RSNA: Defending more aggressive breast cancer screening intervals

CHICAGO—Despite suggested guidelines from a federal task force for women to wait until 50 years old to begin breast cancer screenings, one presentation at the annual meeting of the Radiological Society of North America (RSNA) argued that data clearly show more lives are saved when annual screenings begin at age 40.

In 2009, the U.S. Preventive Services Task Force (USPSTF) announced that mammography screenings should not begin for women until age 50 and only occur once every two years after that. However, Daniel Kopans, MD, a professor of radiology at Harvard Medical School, noted the USPSTF admitted that reducing screening to only once every two years prevented false positives, it also could mean more cancer-related deaths.

“When you look at data from ages 40 to 49 and then at everyone from ages 50 to 74, it looks like there’s a sudden jump in cancer rates and we need to understand what effect that has,” Kopan said.

He argued that looking at cancer rates in that light makes it look like there is something that happens to cancer risk for women when they reach aged 50.

“There’s just no evidence that this happens,” Kopan said. “Women are just as likely at 52 as they are at 42 to get cancer. Age 50 is a myth when it comes to breast cancer screening benefits and there is zero data that something changes suddenly at 50, or any other age for that matter.”

Kopans said when the USPTF guidelines were released, a number of radiologists across the country wrote responses and submitted them to medical journals across the country.

“We were letting them know the new guidelines were doing a major disservice to women,” he said.

Kopans’ own responses to the guidelines were turned down by a number of major journals, including the New England Journal of Medicine. He also said other major journals published editorials stating that radiologists had a conflict of interest disagreeing with the 2009 guidelines and that the only opposition to these guidelines were “anecdotal, emotional politics.”
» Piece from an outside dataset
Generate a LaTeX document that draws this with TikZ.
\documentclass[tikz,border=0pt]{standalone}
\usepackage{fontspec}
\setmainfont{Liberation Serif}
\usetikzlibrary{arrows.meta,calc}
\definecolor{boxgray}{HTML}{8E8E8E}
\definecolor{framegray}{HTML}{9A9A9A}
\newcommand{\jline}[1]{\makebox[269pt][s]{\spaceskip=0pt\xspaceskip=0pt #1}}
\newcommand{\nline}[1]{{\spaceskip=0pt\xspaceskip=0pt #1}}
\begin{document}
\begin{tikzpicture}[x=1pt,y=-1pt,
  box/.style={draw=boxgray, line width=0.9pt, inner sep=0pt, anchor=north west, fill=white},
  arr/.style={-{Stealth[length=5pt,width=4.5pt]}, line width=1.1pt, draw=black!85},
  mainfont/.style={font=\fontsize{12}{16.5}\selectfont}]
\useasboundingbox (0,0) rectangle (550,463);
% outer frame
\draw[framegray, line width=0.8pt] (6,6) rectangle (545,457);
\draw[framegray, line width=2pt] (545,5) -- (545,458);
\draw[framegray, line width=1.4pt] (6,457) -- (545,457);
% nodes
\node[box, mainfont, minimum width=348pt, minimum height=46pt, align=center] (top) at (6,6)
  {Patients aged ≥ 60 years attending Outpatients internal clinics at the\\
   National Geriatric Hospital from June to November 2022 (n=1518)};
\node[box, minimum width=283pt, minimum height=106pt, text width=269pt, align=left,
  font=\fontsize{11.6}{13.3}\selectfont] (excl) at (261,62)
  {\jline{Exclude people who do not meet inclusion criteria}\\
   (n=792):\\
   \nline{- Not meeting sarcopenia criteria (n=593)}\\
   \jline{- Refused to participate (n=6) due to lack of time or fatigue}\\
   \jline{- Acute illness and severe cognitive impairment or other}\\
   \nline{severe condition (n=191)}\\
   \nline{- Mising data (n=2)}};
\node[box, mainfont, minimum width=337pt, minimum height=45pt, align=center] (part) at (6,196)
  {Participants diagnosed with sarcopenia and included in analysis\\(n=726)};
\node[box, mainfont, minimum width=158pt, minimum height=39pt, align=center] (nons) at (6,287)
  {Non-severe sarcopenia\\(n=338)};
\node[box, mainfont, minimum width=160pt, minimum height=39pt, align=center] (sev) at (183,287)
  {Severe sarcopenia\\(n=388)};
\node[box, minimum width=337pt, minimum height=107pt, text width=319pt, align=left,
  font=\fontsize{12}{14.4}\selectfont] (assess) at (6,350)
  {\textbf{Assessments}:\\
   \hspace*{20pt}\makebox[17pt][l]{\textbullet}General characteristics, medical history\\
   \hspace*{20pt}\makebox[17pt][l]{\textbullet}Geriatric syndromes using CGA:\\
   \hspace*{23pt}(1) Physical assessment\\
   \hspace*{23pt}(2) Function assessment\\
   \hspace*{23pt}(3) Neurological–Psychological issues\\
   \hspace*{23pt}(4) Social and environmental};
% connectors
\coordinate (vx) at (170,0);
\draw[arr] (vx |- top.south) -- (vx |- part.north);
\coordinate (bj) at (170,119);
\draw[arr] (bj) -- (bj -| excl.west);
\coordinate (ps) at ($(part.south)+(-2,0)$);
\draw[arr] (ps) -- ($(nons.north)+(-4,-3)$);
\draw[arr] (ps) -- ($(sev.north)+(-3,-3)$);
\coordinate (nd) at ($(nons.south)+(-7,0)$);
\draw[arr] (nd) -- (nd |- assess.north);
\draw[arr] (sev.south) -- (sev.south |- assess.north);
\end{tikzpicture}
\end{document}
“Major medical journals in this country are preventing an open discussion of important information,” he said.

Another argument that came from the USPSTF guidelines centers on screening only women who were considered high risk before age 50.

“To suggest screening can be based on risk alone is a pie in the sky argument,” Kopans said.

He added that the vast majority of women diagnosed with breast cancer each year were not in high risk groups.

“The data clearly supports annual mammography for all women,” he said. “All of the major organizations show that the most lives are saved by annual mammography starting at age 40.”